From a business perspective, cost of automobile dependency for director must translate into everyday benefits of more than 500 rupees/day simply to break-even. Thus, director agrees that automobile dependency has become a socioeconomic reverence for him rather than the actual need. Well, even from a sustainability perspective, rising fuel cost, environmental/health cost and an opportunity cost associated with the hefty upfront investment certainly outweighs the benefits for majority of working class community who want to fulfill their mobility needs using an automobile. So, what are the pragmatic alternatives for a community?

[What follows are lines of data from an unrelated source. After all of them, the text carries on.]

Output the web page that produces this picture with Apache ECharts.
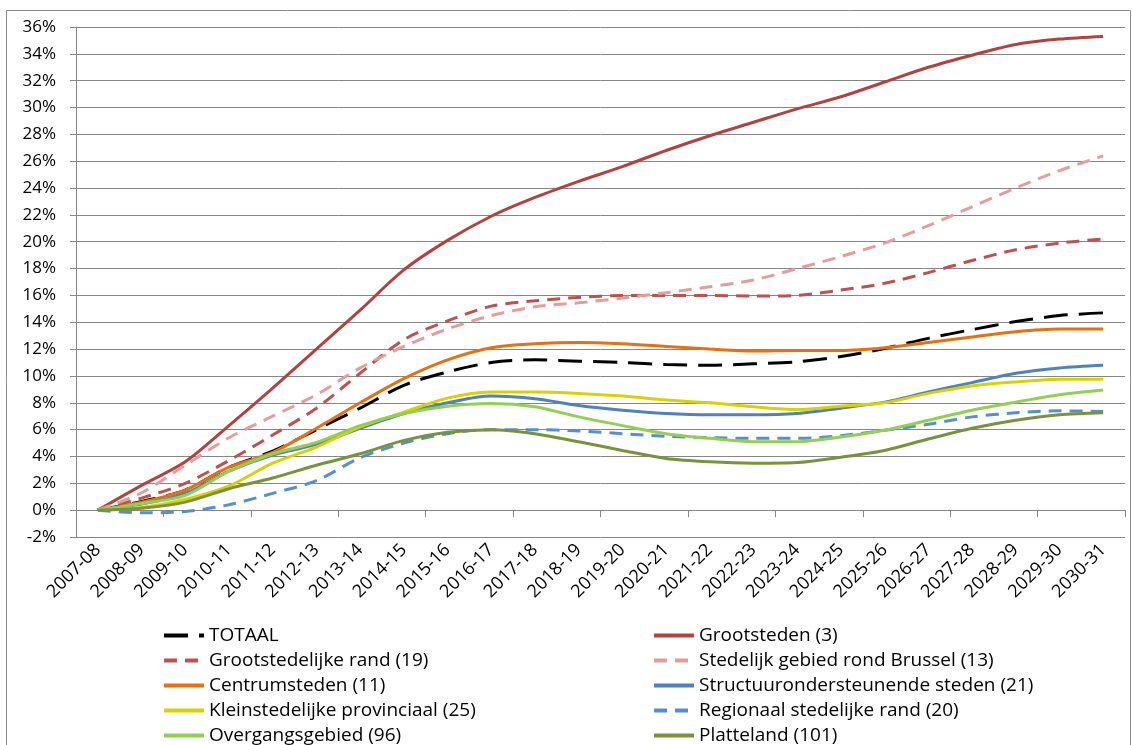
<!DOCTYPE html>
<html>
<head>
<meta charset="utf-8">
<script src="https://cdn.jsdelivr.net/npm/echarts@6/dist/echarts.min.js"></script>
<style>
html,body{margin:0;padding:0;background:#fff;}
#chart{width:1132px;height:745px;}
</style>
</head>
<body>
<div id="chart"></div>
<script>
var categories = ['2007-08','2008-09','2009-10','2010-11','2011-12','2012-13','2013-14','2014-15','2015-16','2016-17','2017-18','2018-19','2019-20','2020-21','2021-22','2022-23','2023-24','2024-25','2025-26','2026-27','2027-28','2028-29','2029-30','2030-31'];
var yTicks = {min: -2, max: 36, interval: 2};

var totaal = [0, 0.65, 1.5, 3.2, 4.4, 6.0, 7.6, 9.3, 10.3, 11.0, 11.2, 11.1, 11.0, 10.85, 10.8, 10.9, 11.05, 11.45, 12.05, 12.8, 13.45, 14.05, 14.5, 14.7];
var grootsteden = [0, 1.85, 3.6, 6.3, 9.1, 12.0, 14.9, 17.9, 20.1, 21.9, 23.3, 24.5, 25.6, 26.8, 27.9, 28.9, 29.9, 30.8, 31.9, 33.0, 33.9, 34.7, 35.1, 35.3];
var grootstedelijkeRand = [0, 0.9, 2.0, 3.7, 5.6, 7.6, 10.2, 12.7, 14.1, 15.2, 15.6, 15.85, 16.0, 16.0, 16.0, 15.95, 16.0, 16.4, 16.9, 17.7, 18.6, 19.4, 19.9, 20.2];
var rondBrussel = [0, 1.3, 3.35, 5.4, 7.0, 8.6, 10.6, 12.2, 13.5, 14.5, 15.15, 15.45, 15.8, 16.2, 16.65, 17.15, 18.0, 18.9, 19.9, 21.2, 22.6, 24.0, 25.3, 26.4];
var centrumsteden = [0, 0.6, 1.5, 3.2, 4.3, 6.1, 8.0, 9.8, 11.2, 12.1, 12.4, 12.5, 12.4, 12.2, 12.0, 11.85, 11.9, 11.9, 12.1, 12.5, 12.9, 13.3, 13.5, 13.5];
var structuur = [0, 0.45, 1.25, 2.9, 4.1, 4.9, 6.1, 7.2, 8.0, 8.5, 8.3, 7.8, 7.45, 7.2, 7.1, 7.1, 7.2, 7.6, 8.05, 8.8, 9.5, 10.2, 10.6, 10.8];
var kleinstedelijk = [0, 0.2, 0.8, 1.8, 3.5, 4.7, 6.2, 7.3, 8.35, 8.8, 8.8, 8.7, 8.5, 8.2, 8.0, 7.7, 7.5, 7.75, 8.0, 8.7, 9.25, 9.55, 9.75, 9.75];
var regionaalRand = [0, -0.2, -0.1, 0.4, 1.25, 2.2, 3.9, 5.0, 5.7, 6.0, 6.0, 5.9, 5.7, 5.5, 5.4, 5.35, 5.35, 5.55, 5.95, 6.4, 6.95, 7.25, 7.4, 7.35];
var overgang = [0, 0.5, 1.1, 2.9, 4.2, 5.05, 6.3, 7.2, 7.75, 7.95, 7.7, 6.95, 6.3, 5.7, 5.35, 5.1, 5.1, 5.45, 5.95, 6.7, 7.45, 8.05, 8.6, 8.95];
var platteland = [0, 0.15, 0.6, 1.6, 2.4, 3.35, 4.2, 5.2, 5.8, 6.0, 5.7, 5.1, 4.45, 3.85, 3.6, 3.5, 3.55, 3.95, 4.45, 5.3, 6.1, 6.7, 7.1, 7.25];

var names = ['TOTAAL','Grootsteden (3)','Grootstedelijke rand (19)','Stedelijk gebied rond Brussel (13)','Centrumsteden (11)','Structuurondersteunende steden (21)','Kleinstedelijke provinciaal (25)','Regionaal stedelijke rand (20)','Overgangsgebied (96)','Platteland (101)'];
var values = [totaal, grootsteden, grootstedelijkeRand, rondBrussel, centrumsteden, structuur, kleinstedelijk, regionaalRand, overgang, platteland];
var colors = ['#000000','#B3423F','#C0504D','#E59C9A','#E8700F','#4F81BD','#D8D200','#558ED5','#92D050','#77933C'];
var dashes = [[24,11], null, [13,8], [13,8], null, null, null, [13,8], null, null];

var FONT = "'Open Sans', sans-serif";

var series = names.map(function(n, i){
  return {
    name: n, type: 'line', data: values[i], xAxisIndex: 0,
    smooth: 0.3, symbol: 'none',
    lineStyle: {color: colors[i], width: 3, type: dashes[i] || 'solid'},
    itemStyle: {color: colors[i]}
  };
});

// legend: 2 columns x 5 rows
var legends = names.map(function(n, i){
  var col = i % 2, row = Math.floor(i / 2);
  return {
    data: [n], orient: 'horizontal',
    left: col === 0 ? 162 : 652, top: 626 + row * 25,
    itemWidth: 40, itemHeight: 14, itemGap: 0, padding: 0,
    itemStyle: {opacity: 0},
    lineStyle: {width: 4},
    textStyle: {fontFamily: FONT, fontSize: 19, color: '#000'}
  };
});

var chart = echarts.init(document.getElementById('chart'));
chart.setOption({
  animation: false,
  backgroundColor: '#fff',
  graphic: [{type: 'rect', shape: {x: 6.5, y: 10.5, width: 1124, height: 760}, style: {fill: 'none', stroke: '#8c8c8c', lineWidth: 1}, silent: true}],
  grid: {left: 76, right: 7, top: 27, bottom: 208, containLabel: false},
  xAxis: [{
    type: 'category', data: categories, boundaryGap: true,
    axisLine: {onZero: true, lineStyle: {color: '#868686', width: 1}},
    axisTick: {show: true, length: 7, lineStyle: {color: '#868686'}},
    axisLabel: {show: false}, splitLine: {show: false}
  }, {
    type: 'category', data: categories, boundaryGap: true, position: 'bottom',
    axisLine: {show: false, onZero: false}, axisTick: {show: false},
    axisLabel: {show: true, rotate: 45, interval: 0, margin: 10, fontFamily: FONT, fontSize: 18, color: '#000'},
    splitLine: {show: false}
  }],
  yAxis: {
    type: 'value', min: yTicks.min, max: yTicks.max, interval: yTicks.interval,
    axisLine: {show: true, lineStyle: {color: '#868686'}},
    axisTick: {show: true, length: 6, lineStyle: {color: '#868686'}},
    axisLabel: {formatter: '{value}%', fontFamily: FONT, fontSize: 17, color: '#000', margin: 20},
    splitLine: {lineStyle: {color: '#868686', width: 1}}
  },
  legend: legends,
  series: series
});
</script>
</body>
</html>
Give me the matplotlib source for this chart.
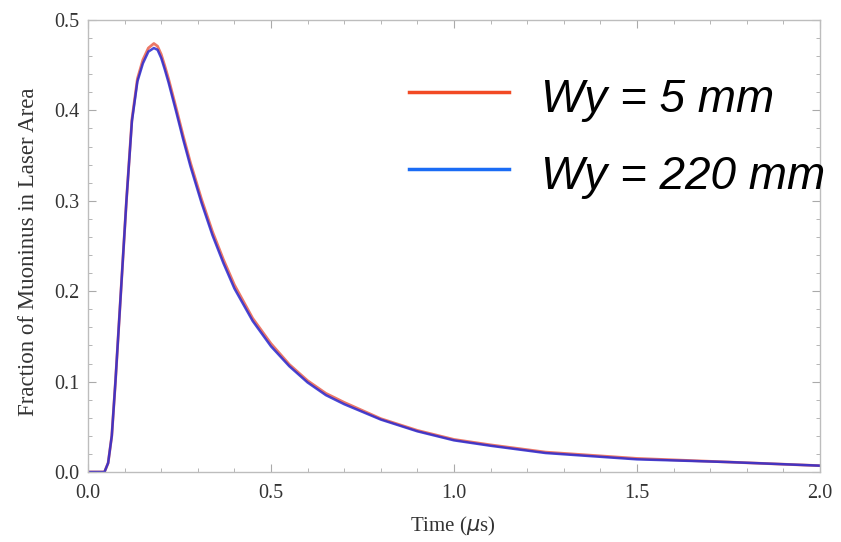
import numpy as np
import matplotlib
matplotlib.use("Agg")
import matplotlib.pyplot as plt
from matplotlib.lines import Line2D
from matplotlib.ticker import MultipleLocator

# time in microseconds, fraction of muoninus in laser area
t = [0, 0.045, 0.055, 0.065, 0.075, 0.09, 0.105, 0.12, 0.135, 0.15, 0.165,
     0.18, 0.19, 0.2, 0.21, 0.22, 0.24, 0.26, 0.28, 0.31, 0.34, 0.37, 0.4,
     0.45, 0.5, 0.55, 0.6, 0.65, 0.7, 0.8, 0.9, 1.0, 1.1, 1.25, 1.5, 1.75,
     2.0]
frac_5mm = [0, 0, 0.01, 0.04, 0.1, 0.2, 0.3, 0.39, 0.435, 0.456, 0.469,
            0.474, 0.471, 0.462, 0.449, 0.435, 0.404, 0.372, 0.342, 0.302,
            0.266, 0.235, 0.207, 0.170, 0.142, 0.119, 0.101, 0.087, 0.077,
            0.059, 0.046, 0.036, 0.030, 0.022, 0.015, 0.011, 0.007]
frac_220mm = [0, 0, 0.01, 0.04, 0.1, 0.2, 0.3, 0.388, 0.432, 0.452, 0.465,
              0.469, 0.467, 0.458, 0.445, 0.431, 0.400, 0.368, 0.338, 0.298,
              0.262, 0.231, 0.203, 0.167, 0.139, 0.117, 0.099, 0.085, 0.075,
              0.058, 0.045, 0.035, 0.029, 0.021, 0.014, 0.011, 0.007]
labels = ["Wy = 5 mm", "Wy = 220 mm"]

fig = plt.figure(figsize=(8.41, 5.42), dpi=100)
ax = fig.add_axes([88/841, 70/542, 732/841, 452/542])

ax.plot(t, frac_5mm, color='#e8604c', lw=2.0, alpha=0.85)
ax.plot(t, frac_220mm, color='#2828d0', lw=1.8, alpha=0.85)

ax.set_xlim(0, 2.0)
ax.set_ylim(0, 0.5)
ax.xaxis.set_major_locator(MultipleLocator(0.5))
ax.xaxis.set_minor_locator(MultipleLocator(0.1))
ax.yaxis.set_major_locator(MultipleLocator(0.1))
ax.yaxis.set_minor_locator(MultipleLocator(0.02))
ax.xaxis.set_major_formatter(plt.FuncFormatter(lambda v, p: f"{v:.1f}"))
ax.yaxis.set_major_formatter(plt.FuncFormatter(lambda v, p: f"{v:.1f}"))

for s in ax.spines.values():
    s.set_color('#bdbdbd')
    s.set_linewidth(1.0)
ax.tick_params(which='both', direction='in', top=True, right=True,
               color='#aaaaaa', labelsize=14.5, labelcolor='#333333')
ax.tick_params(which='major', length=6, width=0.8)
ax.tick_params(which='minor', length=3, width=0.6)
ax.tick_params(axis='x', which='major', pad=9)
ax.tick_params(axis='y', which='major', pad=6)
for lab in ax.get_xticklabels() + ax.get_yticklabels():
    lab.set_fontfamily('Liberation Serif')

ax.set_xlabel(r"Time ($\mu$s)", family='Liberation Serif', fontsize=15,
              color='#333333')
ax.set_ylabel("Fraction of Muoninus in Laser Area", family='Liberation Serif',
              fontsize=16.5, color='#333333')
ax.xaxis.set_label_coords(0.499, -0.094)
ax.yaxis.set_label_coords(-0.067, 0.487)

# legend drawn by hand
for y, c, lab in [(92, '#f24a24', labels[0]), (169, '#1a6cf5', labels[1])]:
    fig.add_artist(Line2D([409/841, 509/841], [1 - y/542, 1 - y/542],
                          color=c, lw=2.5))
    fig.text(541/841, 1 - (y + 20)/542, lab, family='Liberation Sans',
             style='italic', fontsize=33, color='black', va='baseline')

fig.savefig('out.png', dpi=100)
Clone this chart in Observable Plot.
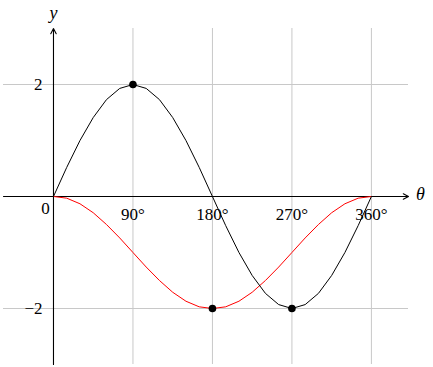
<!DOCTYPE html>
<html><head><meta charset="utf-8">
<script src="https://cdn.jsdelivr.net/npm/d3@7"></script>
<script src="https://cdn.jsdelivr.net/npm/@observablehq/plot@0.6"></script>
<style>body{margin:0;background:#fff}</style>
</head><body><div id="chart"></div>
<script>
const theta = [0,15,30,45,60,75,90,105,120,135,150,165,180,195,210,225,240,255,270,285,300,315,330,345,360];
const blackY = [0,0.52,1.0,1.41,1.73,1.93,2,1.93,1.73,1.41,1.0,0.52,0,-0.52,-1.0,-1.41,-1.73,-1.93,-2,-1.93,-1.73,-1.41,-1.0,-0.52,0];
const redY = [0,-0.03,-0.13,-0.29,-0.5,-0.74,-1.0,-1.26,-1.5,-1.71,-1.87,-1.97,-2,-1.97,-1.87,-1.71,-1.5,-1.26,-1.0,-0.74,-0.5,-0.29,-0.13,-0.03,0];
const markX = [90,180,270];
const markY = [2,-2,-2];
const xTicks = [90,180,270,360];
const xTickLabels = ["90°","180°","270°","360°"];
const yTicks = [2,-2];
const yTickLabels = ["2","−2"];
const xmin = -56.6, xmax = 402, ymin = -3, ymax = 3;

const black = theta.map((t,i)=>({t, v: blackY[i]}));
const red = theta.map((t,i)=>({t, v: redY[i]}));
const pts = markX.map((t,i)=>({t, v: markY[i]}));
const font = "Liberation Serif";

const chart = Plot.plot({
  width: 433, height: 367,
  marginLeft: 3, marginRight: 25, marginTop: 28, marginBottom: 3,
  x: {domain: [xmin, xmax], axis: null},
  y: {domain: [ymin, ymax], axis: null},
  style: {background: "#fff", fontFamily: font},
  marks: [
    Plot.ruleX(xTicks, {stroke: "#c8c8c8", strokeWidth: 1, strokeOpacity: 1}),
    Plot.ruleY(yTicks, {stroke: "#c8c8c8", strokeWidth: 1, strokeOpacity: 1}),
    Plot.arrow([{x1: xmin, x2: xmax, y: 0}], {x1: "x1", x2: "x2", y1: "y", y2: "y", stroke: "black", strokeWidth: 1.1, headLength: 8, headAngle: 55}),
    Plot.arrow([{y1: ymin, y2: ymax, x: 0}], {x1: "x", x2: "x", y1: "y1", y2: "y2", stroke: "black", strokeWidth: 1.1, headLength: 8, headAngle: 55}),
    Plot.line(red, {x: "t", y: "v", stroke: "#ff0000", strokeWidth: 1}),
    Plot.line(black, {x: "t", y: "v", stroke: "black", strokeWidth: 1}),
    Plot.dot(pts, {x: "t", y: "v", r: 3.8, fill: "black", stroke: "none"}),
    Plot.text(xTicks, {x: d=>d, y: 0, text: (d,i)=>xTickLabels[i], dy: 18, fontSize: 17, fontFamily: font, fill: "black"}),
    Plot.text(yTicks, {x: 0, y: d=>d, text: (d,i)=>yTickLabels[i], textAnchor: "end", dx: -11, fontSize: 17, fontFamily: font, fill: "black"}),
    Plot.text([0], {x: 0, y: 0, text: ["0"], dx: -8, dy: 12, fontSize: 17, fontFamily: font, fill: "black"}),
    Plot.text(["θ"], {x: xmax, y: 0, text: d=>d, dx: 12, dy: -2, fontSize: 18, fontFamily: font, fontStyle: "italic", fill: "black"}),
    Plot.text(["y"], {x: 0, y: ymax, text: d=>d, dy: -15, fontSize: 18, fontFamily: font, fontStyle: "italic", fill: "black"})
  ]
});
document.getElementById("chart").appendChild(chart);
</script>
</body></html>
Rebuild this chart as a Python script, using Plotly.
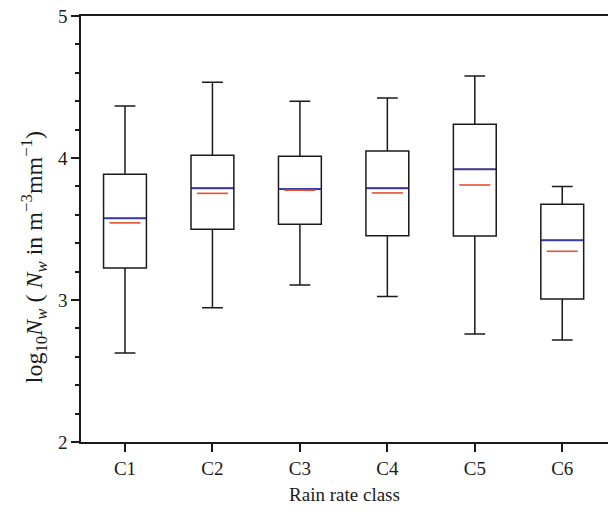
import plotly.graph_objects as go

categories = ["C1", "C2", "C3", "C4", "C5", "C6"]
upper_whisker = [4.366, 4.533, 4.399, 4.423, 4.577, 3.80]
q3_values = [3.885, 4.019, 4.012, 4.05, 4.237, 3.674]
median_values = [3.575, 3.787, 3.782, 3.787, 3.92, 3.42]
mean_values = [3.543, 3.751, 3.773, 3.754, 3.81, 3.343]
q1_values = [3.225, 3.498, 3.533, 3.453, 3.451, 3.007]
lower_whisker = [2.627, 2.946, 3.106, 3.024, 2.76, 2.718]

positions = list(range(len(categories)))
box_width = 0.49
mean_width = 0.355

FONT = "Liberation Serif, Times New Roman, serif"

fig = go.Figure()
fig.add_trace(go.Box(
    x=positions,
    q1=q1_values, median=median_values, q3=q3_values,
    lowerfence=lower_whisker, upperfence=upper_whisker,
    width=box_width, whiskerwidth=0.485,
    line=dict(color="#1a1a1a", width=1.5),
    fillcolor="rgba(255,255,255,0)",
    boxpoints=False, showlegend=False, hoverinfo="skip",
))

def seg(vals, w):
    xs, ys = [], []
    for p, v in zip(positions, vals):
        xs += [p - w / 2, p + w / 2, None]
        ys += [v, v, None]
    return xs, ys

mx, my = seg(median_values, box_width - 0.02)
fig.add_trace(go.Scatter(x=mx, y=my, mode="lines",
                         line=dict(color="#3c3ca8", width=1.8),
                         showlegend=False, hoverinfo="skip"))
ex, ey = seg(mean_values, mean_width)
fig.add_trace(go.Scatter(x=ex, y=ey, mode="lines",
                         line=dict(color="#e8502f", width=1.6),
                         showlegend=False, hoverinfo="skip"))

fig.update_layout(
    width=608, height=513,
    margin=dict(l=81, r=0, t=16, b=71),
    plot_bgcolor="white", paper_bgcolor="white",
    font=dict(family=FONT, size=19, color="#1a1a1a"),
    showlegend=False,
)
fig.add_annotation(
    text="log<sub>10</sub><i>N<sub>w</sub></i> ( <i>N<sub>w</sub></i> in m<sup>−3</sup>mm<sup>−1</sup>)",
    textangle=-90, xref="paper", yref="paper", x=-0.089, y=0.434,
    xanchor="center", yanchor="middle", showarrow=False,
    font=dict(family=FONT, size=24, color="#1a1a1a"),
)
fig.update_xaxes(
    range=[-0.503, 5.523], automargin=False,
    tickmode="array", tickvals=positions, ticktext=categories,
    ticks="outside", ticklen=8, tickwidth=1.5, tickcolor="#1a1a1a",
    tickfont=dict(size=19),
    showline=True, linecolor="#1a1a1a", linewidth=1.5, mirror=True,
    showgrid=False, zeroline=False,
    title=dict(text="Rain rate class", font=dict(size=19), standoff=10),
)
fig.update_yaxes(
    range=[2, 5], dtick=1, tick0=2, automargin=False,
    ticks="outside", ticklen=8, tickwidth=1.5, tickcolor="#1a1a1a",
    tickfont=dict(size=19),
    minor=dict(dtick=0.2, ticks="outside", ticklen=4, tickwidth=1.5, tickcolor="#1a1a1a", showgrid=False),
    showline=True, linecolor="#1a1a1a", linewidth=1.5, mirror=False,
    showgrid=False, zeroline=False,
)

fig.write_html("out.html", config={"displayModeBar": False},
               post_script="document.body.style.margin='0';")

  • Aware those who spend hours in traffic jam as well as thousands on the fact that using public transport has additional economic, environmental and social advantages compared to the automobile dependency.
  • Initiate dialogue with transport operators to maintain timetable and routes that link community (ward or cluster of wards) with major hubs and promote periodic dissemination of such information through accessible medium (newspaper, radio, TV or internet).
  • Find ways to finance much awaited ‘walkways’ and ‘cycle lanes’ in close collaboration with the planning officials/donor agencies as major economic hubs in valley are within a walking or cycling reach.
  • Apply appropriate economic instruments at the community level to discourage automobile usage by a) imposing toll charges during the peak hours as there are no incentives for not driving automobiles, and b) developing a mechanism to flow-back portion of such charges to the community so that collected funds can be invested in walkways or cycle lanes.

In order to reduce if not reverse the growing trend of automobile dependency for a sustainable Kathmandu , community with a collective voice must therefore take an eminent role in transforming on-hand transport services into efficient/effective means of commuting as well as adopting sustainable alternatives when possible!